17 October 2008
The latest Internet threat cloaks Web links so a wayward click can download malware to your PC without your knowledge.
What's worse, all browsers and other Web software are susceptible to clickjacking, but you can take steps to reduce the risk.
Clickjacking allows an attacker to use one or more of several new attack scenarios to literally steal your mouse clicks. When you think you're clicking on a simple button — for example, to see the next page of an article — you may actually be giving the bad guys permission to do something entirely different, such as log on to your online checking account.
By taking advantage of any of a growing number of recently discovered vulnerabilities in Microsoft's Internet Explorer, Mozilla's Firefox, Apple's Safari, and all other Web browsers, criminals can hijack your system by intercepting clicks of what appear to be legitimate links.
The problem doesn't stop there, however.
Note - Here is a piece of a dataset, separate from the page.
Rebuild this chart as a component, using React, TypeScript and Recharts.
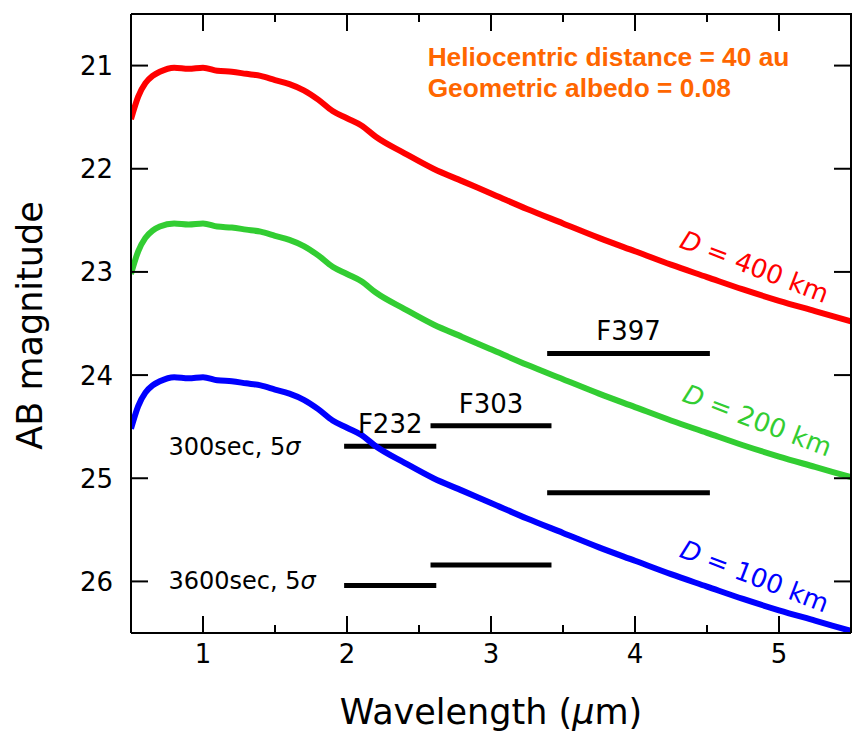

At least some of the flaws that make clickjacking possible also show up in such popular Web tools as Adobe's Flash player and Microsoft's Silverlight streaming-media plug-in.
"If they can control where your clicks are going, they may be able to get a user to reconfigure the system so they disable security," Ed Skoudis, a security instructor for the SANS Institute, told Windows Secrets. Skoudis is also co-founder of the security firm InGuardians.
Disguised links lurk behind clickable buttons
In clickjacking, surreptitious buttons are "floated" behind the actual buttons that you see on a Web site. When you click the button, you're not triggering the function that you expected. Instead, the click is routed to the bad guy's substitute link.
Robert Hansen, CEO of SecTheory, and Jeremiah Grossman, chief technology officer of WhiteHat Security, are the bug sleuths who discovered this latest generation of potential security glitches.
They point out that even users who watch their systems like a hawk can be victimized.
"There's really no way to know if what you're looking at is real," Hansen told Windows Secrets.
In fact, Hansen and Grossman found so many new ways to attack your PC — and your Mac — that they categorize these threats as a "new class" of exploits. While this class includes scripting attacks, it also affects scriptable plug-ins such as Microsoft ActiveX controls, Skoudis said.
Clickjacking isn't new. In fact, it dates back to at least 2002, Hansen said. What's new is the range of browser vulnerabilities that make clickjacking possible.
Hansen's blog posting describes the scope most clearly:
"Most browsers are going to be vulnerable," Hansen told Windows Secrets. Even the new version 8 of Internet Explorer, currently in beta, is susceptible — though Hansen said he expects Microsoft's upcoming browser to be patched by the time it's released later this year.